WHAT YOU ARE ASKED TO DO
Your task is to give the listing below back word for word, pictures excluded.

COLLECTED DATA
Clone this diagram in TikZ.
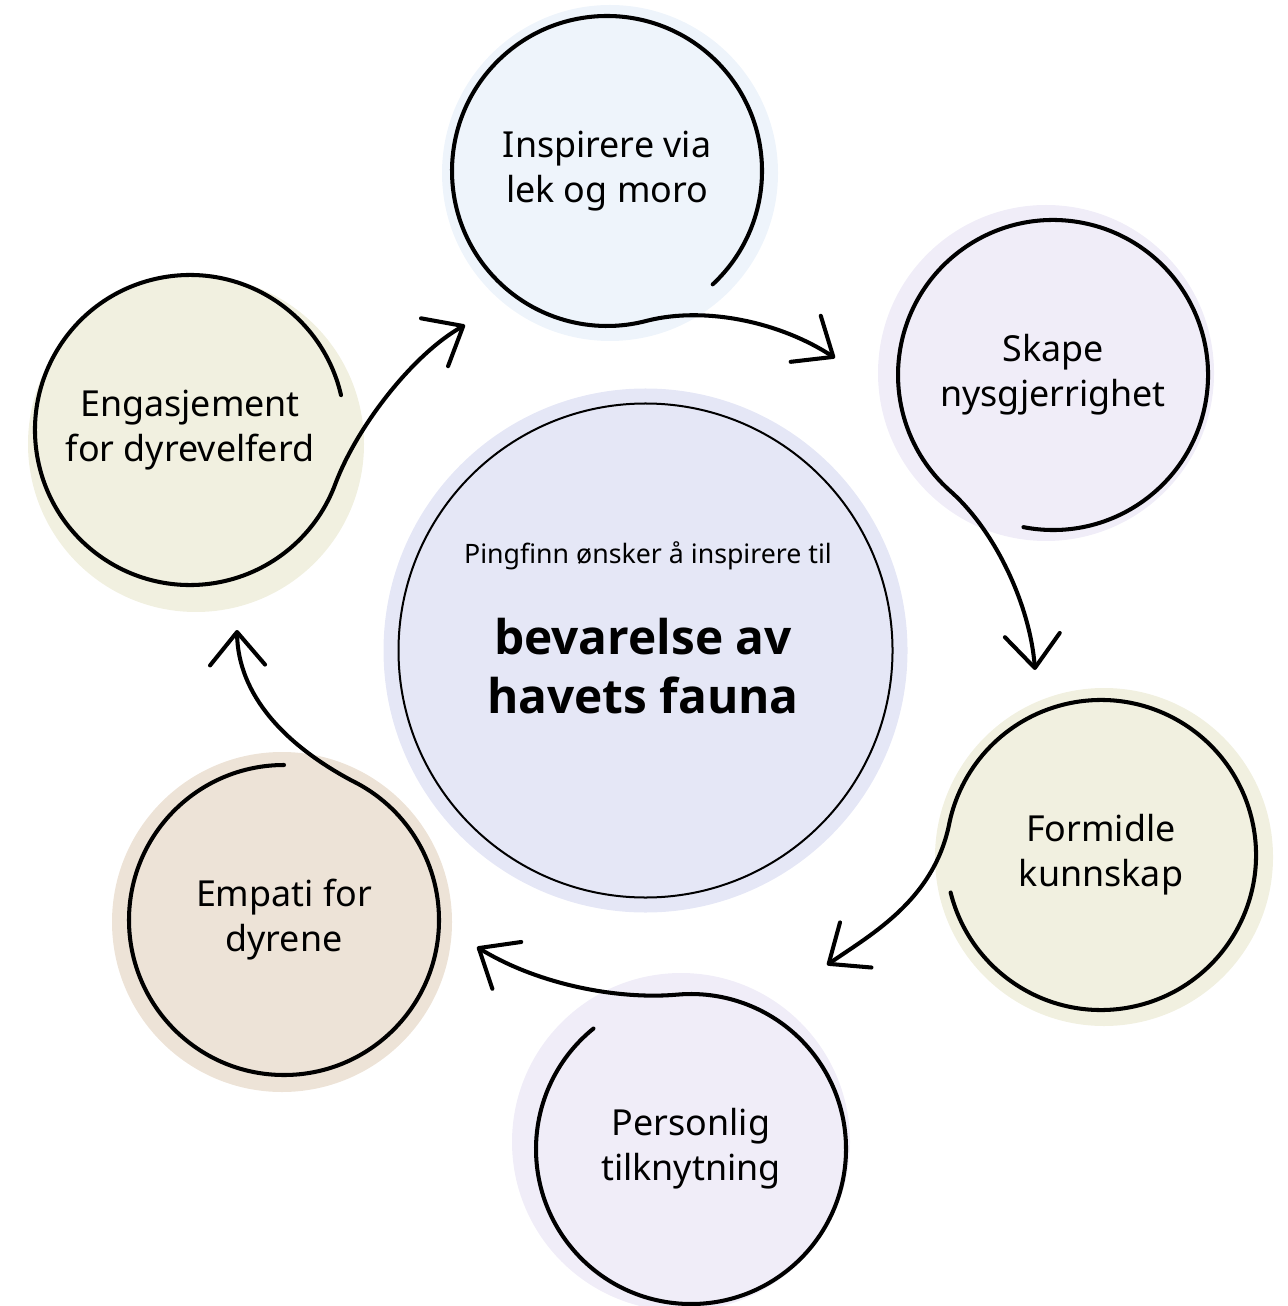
\documentclass[tikz,border=0pt]{standalone}
\usepackage{fontspec}
\setmainfont{Noto Sans}
\newfontfamily\goalfont{Open Sans}
\usetikzlibrary{arrows.meta, backgrounds}
\definecolor{skyfill}{HTML}{EEF4FB}
\definecolor{lilacfill}{HTML}{F0EDF8}
\definecolor{creamfill}{HTML}{F1F0E0}
\definecolor{sandfill}{HTML}{EDE3D7}
\definecolor{corefill}{HTML}{E5E7F6}

\begin{document}
\begin{tikzpicture}[
        stage/.style = {circle, minimum size = 3.1cm, inner sep = 0pt, outer sep = 0pt,
            align = center, font = \fontsize{10.2}{12.8}\selectfont},
        flowline/.style = {line width = 1.15pt, line cap = round,
            -{Straight Barb[length = 3.3mm, width = 5.5mm, round]}}
    ]
    \useasboundingbox (0, 0) rectangle (12.87, -13.06);

    \node [stage] (inspire) at (6.07, -1.71) {Inspirere via\\lek og moro};
    \node [stage] (curious) at (10.53, -3.75) {Skape\\nysgjerrighet};
    \node [stage] (knowledge) at (11.01, -8.55) {Formidle\\kunnskap};
    \node [stage] (bond) at (6.91, -11.49) {Personlig\\tilknytning};
    \node [stage] (empathy) at (2.84, -9.20) {Empati for\\dyrene};
    \node [stage] (welfare) at (1.90, -4.30) {Engasjement\\for dyrevelferd};

    \node [circle, draw, line width = 0.57pt, minimum size = 4.94cm] (core) at (6.455, -6.505) {};
    \node [font = \fontsize{7.6}{9}\selectfont] (motto) at (6.48, -5.56) {Pingfinn ønsker å inspirere til};
    \node [font = \goalfont\bfseries\fontsize{13.6}{17}\selectfont, align = center] (goal) at (6.43, -6.66) {bevarelse av\\havets fauna};

    \begin{scope}[on background layer]
        \fill [corefill] (core.center) circle (2.62);
        \fill [skyfill] ([shift = {(0.03, -0.02)}] inspire.center) circle (1.68);
        \fill [lilacfill] ([shift = {(-0.07, 0.02)}] curious.center) circle (1.68);
        \fill [creamfill] ([shift = {(0.03, -0.02)}] knowledge.center) circle (1.69);
        \fill [lilacfill] ([shift = {(-0.10, 0.07)}] bond.center) circle (1.69);
        \fill [sandfill] ([shift = {(-0.02, -0.02)}] empathy.center) circle (1.70);
        \fill [creamfill] ([shift = {(0.06, -0.14)}] welfare.center) circle (1.68);
    \end{scope}

    \coordinate (tipA) at (8.35, -3.58);
    \coordinate (tipB) at (10.35, -6.70);
    \coordinate (tipC) at (8.27, -9.65);
    \coordinate (tipD) at (4.77, -9.47);
    \coordinate (tipE) at (2.37, -6.30);
    \coordinate (tipF) at (4.65, -3.25);

    \draw [flowline] (inspire.-47) arc (-47:285:1.55)
        .. controls (7.05, -3.06) and (7.80, -3.22) .. (tipA);
    \draw [flowline] (curious.259) arc (259:588:1.55)
        .. controls (9.95, -5.30) and (10.30, -6.05) .. (tipB);
    \draw [flowline] (knowledge.194) arc (194:527.5:1.55)
        .. controls (9.35, -9.00) and (8.70, -9.35) .. (tipC);
    \draw [flowline] (bond.129) arc (129:455:1.55)
        .. controls (6.17, -10.00) and (5.37, -9.84) .. (tipD);
    \draw [flowline] (empathy.90) arc (90:424:1.55)
        .. controls (2.85, -7.45) and (2.38, -6.95) .. (tipE);
    \draw [flowline] (welfare.13) arc (13:340:1.55)
        .. controls (3.57, -4.27) and (4.12, -3.55) .. (tipF);
\end{tikzpicture}
\end{document}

SOLUTION FOR THIS TASK
Clone this diagram in TikZ.
\documentclass[tikz,border=0pt]{standalone}
\usepackage{fontspec}
\setmainfont{Noto Sans}
\newfontfamily\goalfont{Open Sans}
\usetikzlibrary{arrows.meta, backgrounds}
\definecolor{skyfill}{HTML}{EEF4FB}
\definecolor{lilacfill}{HTML}{F0EDF8}
\definecolor{creamfill}{HTML}{F1F0E0}
\definecolor{sandfill}{HTML}{EDE3D7}
\definecolor{corefill}{HTML}{E5E7F6}

\begin{document}
\begin{tikzpicture}[
        stage/.style = {circle, minimum size = 3.1cm, inner sep = 0pt, outer sep = 0pt,
            align = center, font = \fontsize{10.2}{12.8}\selectfont},
        flowline/.style = {line width = 1.15pt, line cap = round,
            -{Straight Barb[length = 3.3mm, width = 5.5mm, round]}}
    ]
    \useasboundingbox (0, 0) rectangle (12.87, -13.06);

    \node [stage] (inspire) at (6.07, -1.71) {Inspirere via\\lek og moro};
    \node [stage] (curious) at (10.53, -3.75) {Skape\\nysgjerrighet};
    \node [stage] (knowledge) at (11.01, -8.55) {Formidle\\kunnskap};
    \node [stage] (bond) at (6.91, -11.49) {Personlig\\tilknytning};
    \node [stage] (empathy) at (2.84, -9.20) {Empati for\\dyrene};
    \node [stage] (welfare) at (1.90, -4.30) {Engasjement\\for dyrevelferd};

    \node [circle, draw, line width = 0.57pt, minimum size = 4.94cm] (core) at (6.455, -6.505) {};
    \node [font = \fontsize{7.6}{9}\selectfont] (motto) at (6.48, -5.56) {Pingfinn ønsker å inspirere til};
    \node [font = \goalfont\bfseries\fontsize{13.6}{17}\selectfont, align = center] (goal) at (6.43, -6.66) {bevarelse av\\havets fauna};

    \begin{scope}[on background layer]
        \fill [corefill] (core.center) circle (2.62);
        \fill [skyfill] ([shift = {(0.03, -0.02)}] inspire.center) circle (1.68);
        \fill [lilacfill] ([shift = {(-0.07, 0.02)}] curious.center) circle (1.68);
        \fill [creamfill] ([shift = {(0.03, -0.02)}] knowledge.center) circle (1.69);
        \fill [lilacfill] ([shift = {(-0.10, 0.07)}] bond.center) circle (1.69);
        \fill [sandfill] ([shift = {(-0.02, -0.02)}] empathy.center) circle (1.70);
        \fill [creamfill] ([shift = {(0.06, -0.14)}] welfare.center) circle (1.68);
    \end{scope}

    \coordinate (tipA) at (8.35, -3.58);
    \coordinate (tipB) at (10.35, -6.70);
    \coordinate (tipC) at (8.27, -9.65);
    \coordinate (tipD) at (4.77, -9.47);
    \coordinate (tipE) at (2.37, -6.30);
    \coordinate (tipF) at (4.65, -3.25);

    \draw [flowline] (inspire.-47) arc (-47:285:1.55)
        .. controls (7.05, -3.06) and (7.80, -3.22) .. (tipA);
    \draw [flowline] (curious.259) arc (259:588:1.55)
        .. controls (9.95, -5.30) and (10.30, -6.05) .. (tipB);
    \draw [flowline] (knowledge.194) arc (194:527.5:1.55)
        .. controls (9.35, -9.00) and (8.70, -9.35) .. (tipC);
    \draw [flowline] (bond.129) arc (129:455:1.55)
        .. controls (6.17, -10.00) and (5.37, -9.84) .. (tipD);
    \draw [flowline] (empathy.90) arc (90:424:1.55)
        .. controls (2.85, -7.45) and (2.38, -6.95) .. (tipE);
    \draw [flowline] (welfare.13) arc (13:340:1.55)
        .. controls (3.57, -4.27) and (4.12, -3.55) .. (tipF);
\end{tikzpicture}
\end{document}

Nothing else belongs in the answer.